Die Bundeskanzlerin schaut bei der Ausfahrt aus dem Flughafen kurz nach rechts aus dem Fenster. Da sieht sie ihr Konterfei, schuldbewusst und vergrämt. Der Bildkommentar sagt, im Rückblick von 2020: Damals hätte ich das Weltklima retten können, aber ich wollte nicht und habe lieber auf die Berater aus der Autoindustrie gehört. Das darf nicht sein, sagt sie sich und gibt sich einen Ruck – Deutschland und die EU legen noch mal ein paar Prozent Reduktion und Cash drauf. Ohne Bedingungen. Das Karussell läuft in die richtige Richtung.

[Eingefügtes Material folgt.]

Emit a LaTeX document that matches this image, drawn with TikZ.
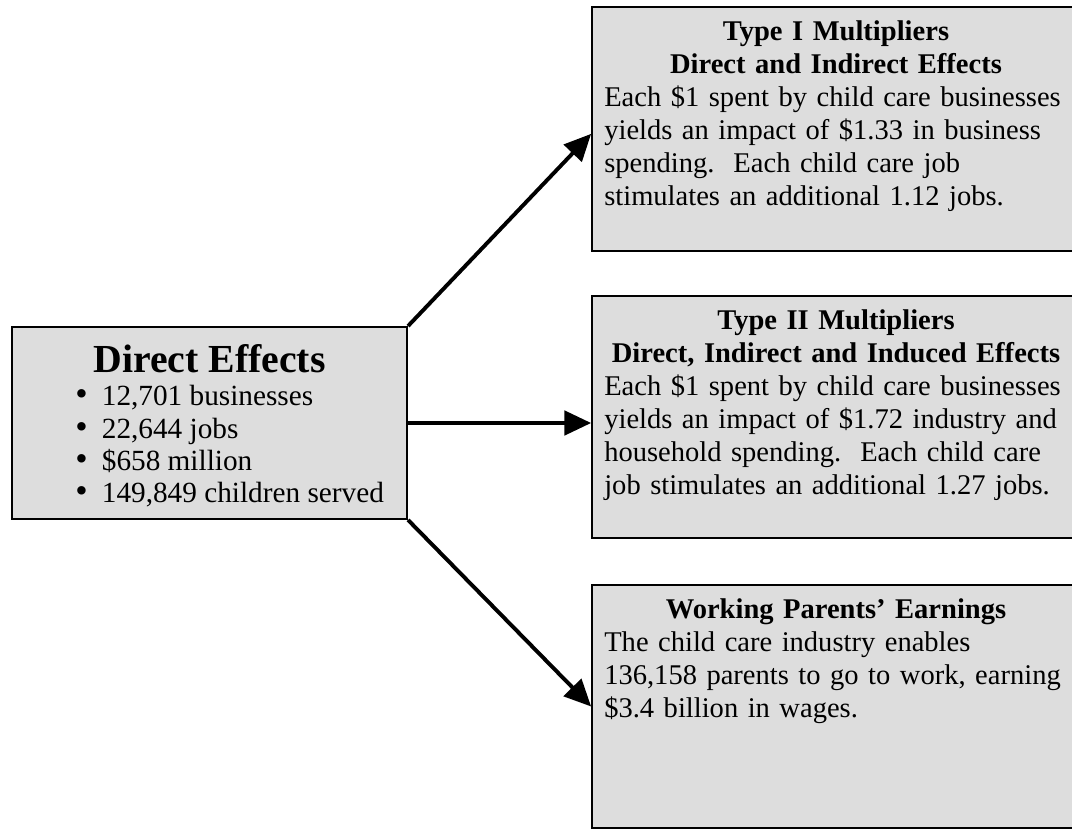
\documentclass[tikz,border=0pt]{standalone}
\usepackage{fontspec}
\setmainfont{Liberation Serif}
\usetikzlibrary{positioning, arrows.meta}
\definecolor{boxgray}{HTML}{DDDDDD}
\newcommand{\blt}{{\fontsize{14.5}{13}\selectfont\textbullet}\hspace{5.8pt}}
\tikzstyle{effect} = [rectangle, draw=black, line width=0.8pt, fill=boxgray, inner sep=0pt]
\tikzstyle{multiplier} = [rectangle, draw=black, line width=0.8pt, fill=boxgray, minimum width=200pt, inner sep=0pt]
\tikzstyle{boxtext} = [inner sep=0pt, text width=190pt, align=left, font=\fontsize{11.7}{13.5}\selectfont\hyphenpenalty 10000\relax]
\tikzstyle{arrow} = [line width=1.6pt, -{Triangle[length=11pt, width=10pt]}]

\begin{document}
\begin{tikzpicture}[x=0.41pt, y=-0.41pt]
        \useasboundingbox (0,0) rectangle (1072,829);
        \node (direct) [effect, minimum width=162pt, minimum height=78.7pt] at (209.5,423) {};
        \node (type1) [multiplier, minimum height=100pt] at (836,129) {};
        \node (type2) [multiplier, minimum height=99.2pt] at (836,417) {};
        \node (parents) [multiplier, minimum height=99.6pt] at (836,706.5) {};

        % texts in the boxes
        \node (directhead) [below=7.5pt of direct.north, inner sep=0pt, font=\fontsize{16.3}{18}\selectfont\bfseries] {Direct Effects};
        \node (directlist) [below right=24.2pt and 26.2pt of direct.north west, inner sep=0pt, align=left, font=\fontsize{12}{13.2}\selectfont]
            {\blt 12,701 businesses\\ \blt 22,644 jobs\\ \blt \$658 million\\ \blt 149,849 children served};
        \node (type1text) [boxtext, below=6pt of type1.north]
            {{\centering\bfseries Type I Multipliers\\ Direct and Indirect Effects\par}Each \$1 spent by child care businesses\\ yields an impact of \$1.33 in business\\ spending.\ \ Each child care job\\ stimulates an additional 1.12 jobs.};
        \node (type2text) [boxtext, below=6pt of type2.north]
            {{\centering\bfseries Type II Multipliers\\ Direct, Indirect and Induced Effects\par}Each \$1 spent by child care businesses\\ yields an impact of \$1.72 industry and\\ household spending.\ \ Each child care\\ job stimulates an additional 1.27 jobs.};
        \node (parentstext) [boxtext, below=6pt of parents.north]
            {{\centering\bfseries Working Parents' Earnings\par}The child care industry enables\\ 136,158 parents to go to work, earning\\ \$3.4 billion in wages.};

        \draw [arrow] (direct.north east) -- ([yshift=-2pt]type1.west);
        \draw [arrow] (direct.east) -- (direct.east -| type2.west);
        \draw [arrow] (direct.south east) -- (parents.west);
      \end{tikzpicture}
\end{document}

Das gibt ein wunderbares Gruppenfoto, noch schöner als seinerzeit im Riesenstrandkorb von Heiligendamm. Die Autonomen ziehen ohne Randale frustriert ab, die Nichtregierungsorganisationen machen sich an die Arbeit, die Automobil- und Energiekonzerne haben ein Einsehen. Einen fertigen Vertrag wird es noch nicht geben, aber die Reduktionsziele werden so festgezurrt, dass keiner mehr zurückkann. Im Juni verkündet Merkel in Bonn den Erfolg.

Ein paar Dinge müssen noch geregelt werden: Der Emissionshandel muss perfektioniert werden, Wind-, Solar- und Biomasse-Energien müssen wirklich funktionieren. Am Sonntag bin ich mit dem Elektroauto durch Kopenhagen gefahren, nach kurzer Strecke war die Batterie leer und der Stecker passte nicht in die öffentliche Ladestation am Rathaus, wo übrigens eine Klima-Kunst-Aktion die Zufahrt zu derselben versperrte. Aber auch das wird sich einruckeln, wir haben das Auto am Hotelstecker aufgeladen und sind mit gutem Gewissen zur Meerjungfrau und an den Öresund gedüst. Die Fahrt im E-Mobil erinnert an einen Autoscooter und der hört sich an wie ein Trolleybus. An den Kreuzungen muss man aufpassen, weil Radfahrer und Fußgänger einen nicht kommen hören.

Wenn in Kopenhagen alles in trockenen Tüchern ist, muss man schnell wieder aufwachen. Denn wenn die Oberhäupter der Welt tatsächlich tun, was wir von ihnen fordern, wird es ganz eng für uns. Wir müssen unser tägliches Kopenhagen vorbereiten, müssen die Reduktion der Treibhausgase selbst in unsere Hände nehmen, auf Individualverkehr, den Rindfleischverzehr und einiges mehr verzichten. Es wird nicht mehr möglich sein, von „der Politik“ zu verlangen, wozu wir selbst nicht willens oder in der Lage sind. Dann heißt es zur Rettung des Klimas nicht mehr: Es geht nicht. Sondern: Ich will nicht.